Objective: Scan the records and identify every line in which the string "this" occurs, then return those lines.
───── Records for processing ─────
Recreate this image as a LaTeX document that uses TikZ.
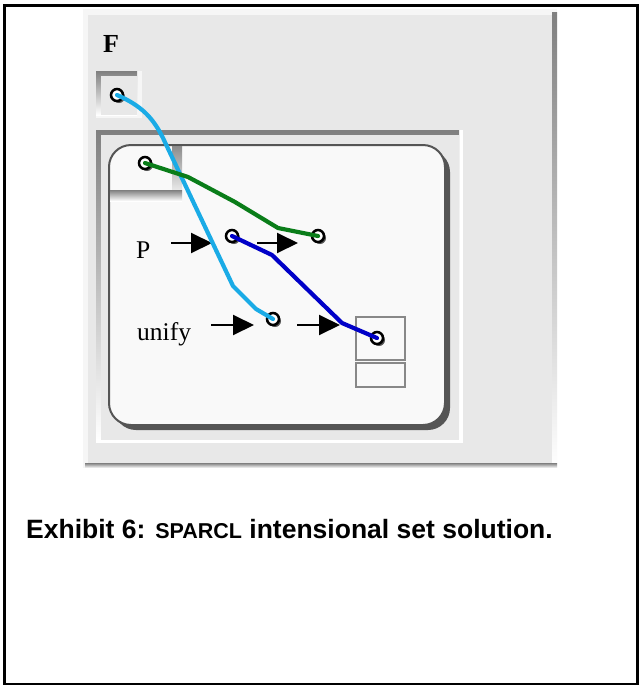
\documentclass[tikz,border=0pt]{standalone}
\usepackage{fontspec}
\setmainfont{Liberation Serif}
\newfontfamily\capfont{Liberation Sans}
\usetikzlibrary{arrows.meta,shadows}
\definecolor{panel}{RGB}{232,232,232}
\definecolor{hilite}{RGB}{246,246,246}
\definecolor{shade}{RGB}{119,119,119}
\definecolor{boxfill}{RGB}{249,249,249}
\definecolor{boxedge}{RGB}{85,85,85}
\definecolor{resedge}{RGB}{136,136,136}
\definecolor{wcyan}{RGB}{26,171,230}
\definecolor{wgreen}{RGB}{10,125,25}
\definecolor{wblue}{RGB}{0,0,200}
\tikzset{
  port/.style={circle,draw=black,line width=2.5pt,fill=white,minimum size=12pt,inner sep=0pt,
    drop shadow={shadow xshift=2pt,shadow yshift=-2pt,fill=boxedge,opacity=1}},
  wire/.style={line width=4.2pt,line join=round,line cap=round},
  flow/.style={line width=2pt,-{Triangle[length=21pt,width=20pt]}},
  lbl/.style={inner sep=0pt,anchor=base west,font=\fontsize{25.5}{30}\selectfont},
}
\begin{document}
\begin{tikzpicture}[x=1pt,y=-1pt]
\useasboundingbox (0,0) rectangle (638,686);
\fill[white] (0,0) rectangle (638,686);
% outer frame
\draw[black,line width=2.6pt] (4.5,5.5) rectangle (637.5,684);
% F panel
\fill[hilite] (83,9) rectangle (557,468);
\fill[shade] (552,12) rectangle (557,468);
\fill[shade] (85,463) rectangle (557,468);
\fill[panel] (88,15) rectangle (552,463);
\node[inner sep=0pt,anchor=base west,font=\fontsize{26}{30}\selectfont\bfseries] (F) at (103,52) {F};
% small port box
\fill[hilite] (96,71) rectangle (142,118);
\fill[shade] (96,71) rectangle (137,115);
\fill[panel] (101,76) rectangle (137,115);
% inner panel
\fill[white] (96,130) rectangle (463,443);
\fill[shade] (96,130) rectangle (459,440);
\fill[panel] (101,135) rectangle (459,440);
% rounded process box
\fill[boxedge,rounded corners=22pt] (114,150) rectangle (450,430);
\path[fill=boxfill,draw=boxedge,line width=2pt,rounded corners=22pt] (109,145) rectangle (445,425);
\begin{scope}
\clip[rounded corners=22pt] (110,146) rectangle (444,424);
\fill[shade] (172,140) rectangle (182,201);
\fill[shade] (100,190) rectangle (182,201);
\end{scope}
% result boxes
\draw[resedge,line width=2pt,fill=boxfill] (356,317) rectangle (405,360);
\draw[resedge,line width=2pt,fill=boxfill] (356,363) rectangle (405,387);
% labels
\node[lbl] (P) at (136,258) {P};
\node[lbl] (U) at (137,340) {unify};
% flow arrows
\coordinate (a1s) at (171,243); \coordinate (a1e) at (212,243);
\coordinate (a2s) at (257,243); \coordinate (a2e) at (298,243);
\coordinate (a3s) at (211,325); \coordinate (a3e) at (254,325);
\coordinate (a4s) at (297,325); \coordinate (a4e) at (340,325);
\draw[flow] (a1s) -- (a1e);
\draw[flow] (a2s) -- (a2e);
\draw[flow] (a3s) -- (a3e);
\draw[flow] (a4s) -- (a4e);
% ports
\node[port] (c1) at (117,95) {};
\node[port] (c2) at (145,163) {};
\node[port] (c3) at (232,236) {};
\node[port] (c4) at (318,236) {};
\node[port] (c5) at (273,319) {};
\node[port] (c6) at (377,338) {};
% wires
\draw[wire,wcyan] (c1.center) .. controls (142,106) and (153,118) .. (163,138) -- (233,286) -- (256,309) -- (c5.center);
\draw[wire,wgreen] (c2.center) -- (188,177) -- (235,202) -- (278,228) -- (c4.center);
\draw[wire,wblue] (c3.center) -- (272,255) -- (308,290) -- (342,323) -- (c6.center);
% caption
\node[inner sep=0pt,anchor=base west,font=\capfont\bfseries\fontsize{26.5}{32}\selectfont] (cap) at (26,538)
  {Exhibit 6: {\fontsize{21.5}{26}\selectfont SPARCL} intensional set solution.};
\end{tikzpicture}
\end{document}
─────
───── Records for processing ─────
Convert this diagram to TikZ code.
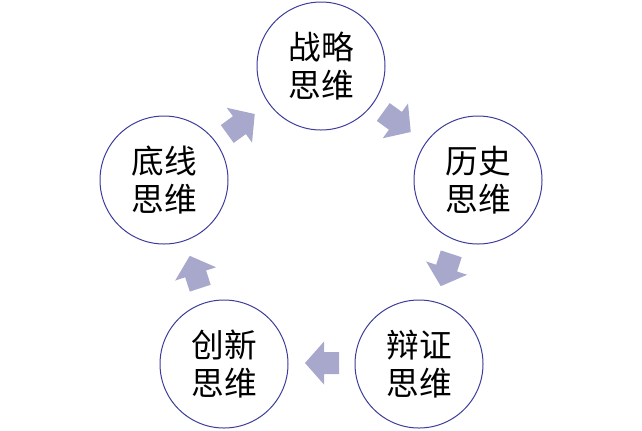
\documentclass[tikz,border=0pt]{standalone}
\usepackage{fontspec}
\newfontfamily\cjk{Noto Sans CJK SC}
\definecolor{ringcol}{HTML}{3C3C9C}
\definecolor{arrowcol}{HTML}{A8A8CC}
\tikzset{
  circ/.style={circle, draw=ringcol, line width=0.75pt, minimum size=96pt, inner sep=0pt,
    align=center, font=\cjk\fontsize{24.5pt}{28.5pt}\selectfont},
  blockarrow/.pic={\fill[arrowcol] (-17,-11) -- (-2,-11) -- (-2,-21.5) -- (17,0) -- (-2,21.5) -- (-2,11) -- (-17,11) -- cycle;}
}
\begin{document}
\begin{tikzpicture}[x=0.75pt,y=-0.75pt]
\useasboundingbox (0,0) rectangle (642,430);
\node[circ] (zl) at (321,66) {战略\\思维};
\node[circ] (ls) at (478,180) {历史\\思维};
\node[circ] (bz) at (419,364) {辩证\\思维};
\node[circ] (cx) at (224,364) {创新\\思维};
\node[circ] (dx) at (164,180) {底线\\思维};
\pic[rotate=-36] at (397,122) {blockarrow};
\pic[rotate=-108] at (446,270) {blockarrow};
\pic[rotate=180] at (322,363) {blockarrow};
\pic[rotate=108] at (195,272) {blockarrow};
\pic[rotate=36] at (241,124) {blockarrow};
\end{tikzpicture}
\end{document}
─────
───── Records for processing ─────
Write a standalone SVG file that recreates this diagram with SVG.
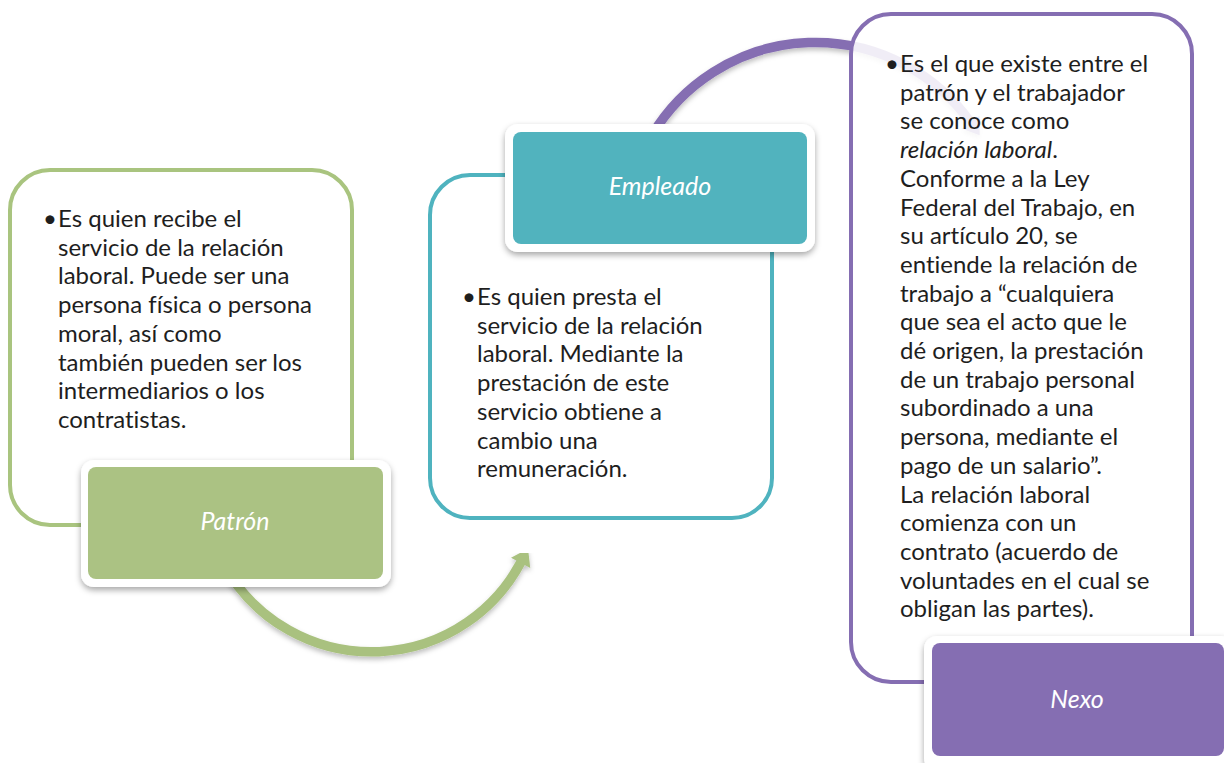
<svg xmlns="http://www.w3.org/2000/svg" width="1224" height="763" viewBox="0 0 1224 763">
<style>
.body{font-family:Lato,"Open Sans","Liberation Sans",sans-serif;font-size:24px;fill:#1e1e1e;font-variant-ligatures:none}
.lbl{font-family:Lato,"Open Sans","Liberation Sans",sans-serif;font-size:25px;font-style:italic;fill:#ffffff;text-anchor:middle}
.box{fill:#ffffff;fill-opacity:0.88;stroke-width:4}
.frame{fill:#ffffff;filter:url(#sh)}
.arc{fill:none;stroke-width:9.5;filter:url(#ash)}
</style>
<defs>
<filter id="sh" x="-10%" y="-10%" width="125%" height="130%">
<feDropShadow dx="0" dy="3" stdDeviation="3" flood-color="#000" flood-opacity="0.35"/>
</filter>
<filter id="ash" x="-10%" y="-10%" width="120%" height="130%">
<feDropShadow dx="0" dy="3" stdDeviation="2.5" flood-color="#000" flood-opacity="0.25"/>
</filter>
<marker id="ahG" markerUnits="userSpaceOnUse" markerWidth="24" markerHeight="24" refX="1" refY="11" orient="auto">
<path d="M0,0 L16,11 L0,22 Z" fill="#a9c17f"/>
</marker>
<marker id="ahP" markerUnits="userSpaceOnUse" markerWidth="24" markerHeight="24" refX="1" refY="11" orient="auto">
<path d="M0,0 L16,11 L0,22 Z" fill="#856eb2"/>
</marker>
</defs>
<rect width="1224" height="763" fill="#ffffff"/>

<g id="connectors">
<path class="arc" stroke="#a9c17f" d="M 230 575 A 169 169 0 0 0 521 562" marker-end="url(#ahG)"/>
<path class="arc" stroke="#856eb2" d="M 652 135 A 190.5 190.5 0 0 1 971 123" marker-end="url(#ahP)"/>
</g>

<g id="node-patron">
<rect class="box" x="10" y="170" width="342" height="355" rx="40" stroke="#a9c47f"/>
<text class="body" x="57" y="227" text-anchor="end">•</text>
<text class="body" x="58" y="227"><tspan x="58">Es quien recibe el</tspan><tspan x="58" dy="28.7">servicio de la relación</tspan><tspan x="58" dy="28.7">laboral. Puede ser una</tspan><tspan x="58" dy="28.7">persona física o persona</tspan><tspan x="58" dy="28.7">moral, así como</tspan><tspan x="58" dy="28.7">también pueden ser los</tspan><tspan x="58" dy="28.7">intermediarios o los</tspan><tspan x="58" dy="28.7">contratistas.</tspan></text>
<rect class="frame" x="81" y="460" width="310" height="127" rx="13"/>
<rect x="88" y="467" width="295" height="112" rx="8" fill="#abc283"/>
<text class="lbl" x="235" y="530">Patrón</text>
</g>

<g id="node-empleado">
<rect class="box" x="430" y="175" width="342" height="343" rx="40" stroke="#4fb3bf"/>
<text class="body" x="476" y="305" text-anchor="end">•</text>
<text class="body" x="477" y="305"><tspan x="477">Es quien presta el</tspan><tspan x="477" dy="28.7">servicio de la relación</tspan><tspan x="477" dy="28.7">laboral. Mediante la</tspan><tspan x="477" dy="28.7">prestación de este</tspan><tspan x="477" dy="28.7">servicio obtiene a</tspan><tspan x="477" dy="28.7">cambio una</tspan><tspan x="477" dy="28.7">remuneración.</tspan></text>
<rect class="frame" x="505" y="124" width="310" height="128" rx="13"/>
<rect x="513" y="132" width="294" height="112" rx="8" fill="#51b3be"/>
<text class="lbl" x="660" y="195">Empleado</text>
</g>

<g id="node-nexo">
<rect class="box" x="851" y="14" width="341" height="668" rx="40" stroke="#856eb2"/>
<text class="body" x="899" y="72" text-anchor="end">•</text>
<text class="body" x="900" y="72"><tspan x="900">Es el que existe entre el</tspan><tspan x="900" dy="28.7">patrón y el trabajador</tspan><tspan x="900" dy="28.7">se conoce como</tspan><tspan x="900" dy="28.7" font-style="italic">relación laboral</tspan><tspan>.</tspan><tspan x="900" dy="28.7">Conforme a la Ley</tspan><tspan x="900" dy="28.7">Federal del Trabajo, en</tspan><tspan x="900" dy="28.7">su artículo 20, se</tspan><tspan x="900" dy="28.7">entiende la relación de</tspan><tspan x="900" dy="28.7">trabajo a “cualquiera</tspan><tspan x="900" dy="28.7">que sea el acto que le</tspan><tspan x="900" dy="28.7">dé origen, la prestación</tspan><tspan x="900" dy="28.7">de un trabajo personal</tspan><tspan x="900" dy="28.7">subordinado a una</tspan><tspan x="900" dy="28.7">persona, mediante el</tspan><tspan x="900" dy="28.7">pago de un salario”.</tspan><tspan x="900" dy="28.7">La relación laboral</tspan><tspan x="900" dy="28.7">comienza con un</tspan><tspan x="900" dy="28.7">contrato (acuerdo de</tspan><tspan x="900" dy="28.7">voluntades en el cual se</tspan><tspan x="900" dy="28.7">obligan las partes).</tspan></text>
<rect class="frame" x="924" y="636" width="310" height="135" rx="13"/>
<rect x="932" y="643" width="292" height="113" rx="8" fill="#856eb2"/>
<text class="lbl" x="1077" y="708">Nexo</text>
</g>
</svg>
─────
Solution:
Recreate this image as a LaTeX document that uses TikZ.
Convert this diagram to TikZ code.
Write a standalone SVG file that recreates this diagram with SVG.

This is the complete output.